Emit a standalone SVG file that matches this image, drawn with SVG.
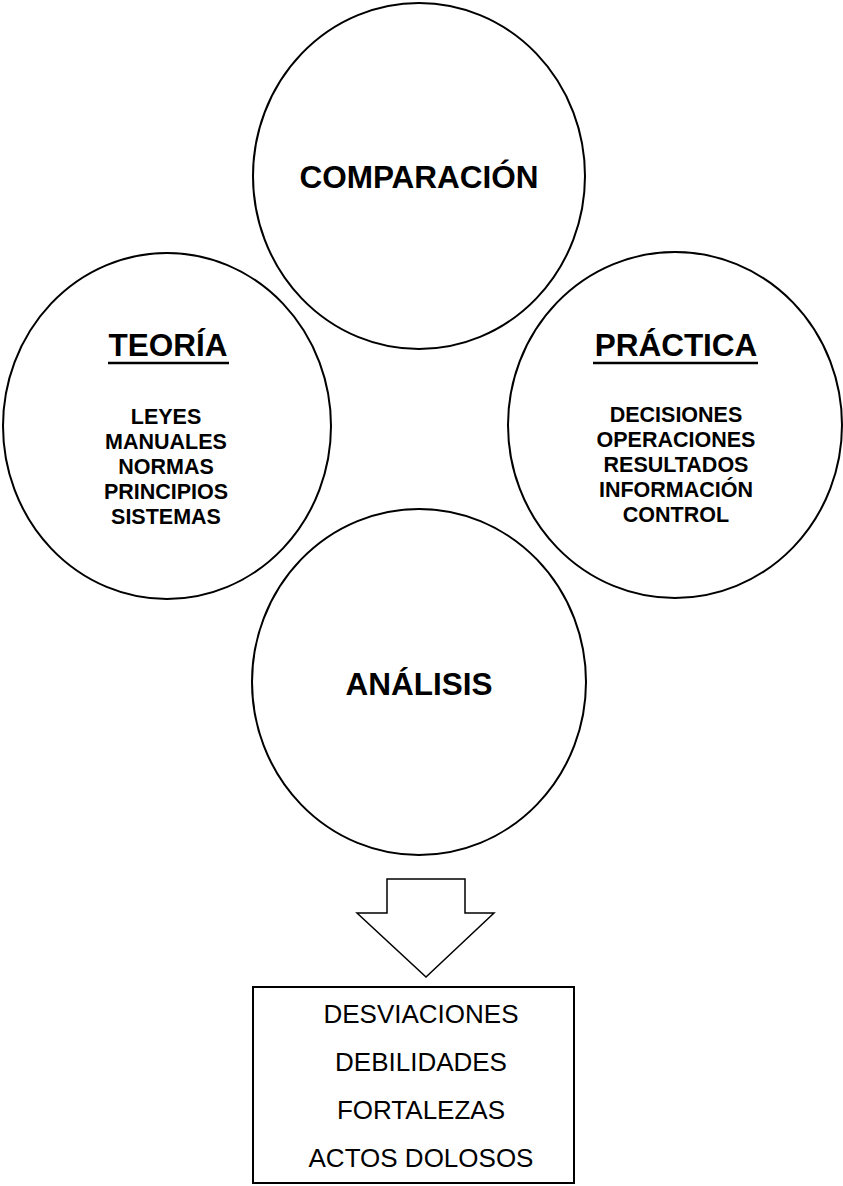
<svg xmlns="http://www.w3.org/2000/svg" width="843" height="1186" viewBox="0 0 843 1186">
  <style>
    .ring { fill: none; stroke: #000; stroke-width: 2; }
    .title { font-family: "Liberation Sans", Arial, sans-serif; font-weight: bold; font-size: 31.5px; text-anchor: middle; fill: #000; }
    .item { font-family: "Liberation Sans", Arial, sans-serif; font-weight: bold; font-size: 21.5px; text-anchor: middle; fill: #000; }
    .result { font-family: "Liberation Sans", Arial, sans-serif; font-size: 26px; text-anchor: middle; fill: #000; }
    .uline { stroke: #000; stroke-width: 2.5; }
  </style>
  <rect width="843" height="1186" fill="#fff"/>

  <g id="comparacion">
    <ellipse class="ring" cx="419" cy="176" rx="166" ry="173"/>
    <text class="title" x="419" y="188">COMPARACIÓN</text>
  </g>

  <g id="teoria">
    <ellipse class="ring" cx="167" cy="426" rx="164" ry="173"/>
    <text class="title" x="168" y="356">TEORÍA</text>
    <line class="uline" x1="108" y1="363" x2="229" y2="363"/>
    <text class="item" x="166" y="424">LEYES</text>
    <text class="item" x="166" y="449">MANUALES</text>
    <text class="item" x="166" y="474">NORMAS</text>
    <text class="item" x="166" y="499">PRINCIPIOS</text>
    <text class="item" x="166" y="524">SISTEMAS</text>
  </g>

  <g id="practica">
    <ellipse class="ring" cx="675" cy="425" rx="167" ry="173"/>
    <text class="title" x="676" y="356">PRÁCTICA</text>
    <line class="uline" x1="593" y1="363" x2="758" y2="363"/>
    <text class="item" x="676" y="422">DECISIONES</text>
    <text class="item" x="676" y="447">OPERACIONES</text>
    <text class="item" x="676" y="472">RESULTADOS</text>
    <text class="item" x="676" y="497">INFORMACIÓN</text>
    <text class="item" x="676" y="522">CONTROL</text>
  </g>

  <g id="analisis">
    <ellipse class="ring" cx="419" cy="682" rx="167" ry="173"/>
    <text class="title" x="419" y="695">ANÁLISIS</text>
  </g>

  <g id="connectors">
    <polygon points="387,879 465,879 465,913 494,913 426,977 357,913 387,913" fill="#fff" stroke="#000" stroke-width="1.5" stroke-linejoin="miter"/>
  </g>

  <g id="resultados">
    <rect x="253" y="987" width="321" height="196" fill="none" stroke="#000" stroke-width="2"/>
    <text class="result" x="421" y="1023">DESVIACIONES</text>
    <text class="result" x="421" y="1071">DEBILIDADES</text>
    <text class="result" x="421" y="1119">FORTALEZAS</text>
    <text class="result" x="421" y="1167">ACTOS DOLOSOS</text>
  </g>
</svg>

**Exercise goal**: Write out the full listing verbatim, excluding its pictures.

**The answer**:
Emit a standalone SVG file that matches this image, drawn with SVG.
<svg xmlns="http://www.w3.org/2000/svg" width="843" height="1186" viewBox="0 0 843 1186">
  <style>
    .ring { fill: none; stroke: #000; stroke-width: 2; }
    .title { font-family: "Liberation Sans", Arial, sans-serif; font-weight: bold; font-size: 31.5px; text-anchor: middle; fill: #000; }
    .item { font-family: "Liberation Sans", Arial, sans-serif; font-weight: bold; font-size: 21.5px; text-anchor: middle; fill: #000; }
    .result { font-family: "Liberation Sans", Arial, sans-serif; font-size: 26px; text-anchor: middle; fill: #000; }
    .uline { stroke: #000; stroke-width: 2.5; }
  </style>
  <rect width="843" height="1186" fill="#fff"/>

  <g id="comparacion">
    <ellipse class="ring" cx="419" cy="176" rx="166" ry="173"/>
    <text class="title" x="419" y="188">COMPARACIÓN</text>
  </g>

  <g id="teoria">
    <ellipse class="ring" cx="167" cy="426" rx="164" ry="173"/>
    <text class="title" x="168" y="356">TEORÍA</text>
    <line class="uline" x1="108" y1="363" x2="229" y2="363"/>
    <text class="item" x="166" y="424">LEYES</text>
    <text class="item" x="166" y="449">MANUALES</text>
    <text class="item" x="166" y="474">NORMAS</text>
    <text class="item" x="166" y="499">PRINCIPIOS</text>
    <text class="item" x="166" y="524">SISTEMAS</text>
  </g>

  <g id="practica">
    <ellipse class="ring" cx="675" cy="425" rx="167" ry="173"/>
    <text class="title" x="676" y="356">PRÁCTICA</text>
    <line class="uline" x1="593" y1="363" x2="758" y2="363"/>
    <text class="item" x="676" y="422">DECISIONES</text>
    <text class="item" x="676" y="447">OPERACIONES</text>
    <text class="item" x="676" y="472">RESULTADOS</text>
    <text class="item" x="676" y="497">INFORMACIÓN</text>
    <text class="item" x="676" y="522">CONTROL</text>
  </g>

  <g id="analisis">
    <ellipse class="ring" cx="419" cy="682" rx="167" ry="173"/>
    <text class="title" x="419" y="695">ANÁLISIS</text>
  </g>

  <g id="connectors">
    <polygon points="387,879 465,879 465,913 494,913 426,977 357,913 387,913" fill="#fff" stroke="#000" stroke-width="1.5" stroke-linejoin="miter"/>
  </g>

  <g id="resultados">
    <rect x="253" y="987" width="321" height="196" fill="none" stroke="#000" stroke-width="2"/>
    <text class="result" x="421" y="1023">DESVIACIONES</text>
    <text class="result" x="421" y="1071">DEBILIDADES</text>
    <text class="result" x="421" y="1119">FORTALEZAS</text>
    <text class="result" x="421" y="1167">ACTOS DOLOSOS</text>
  </g>
</svg>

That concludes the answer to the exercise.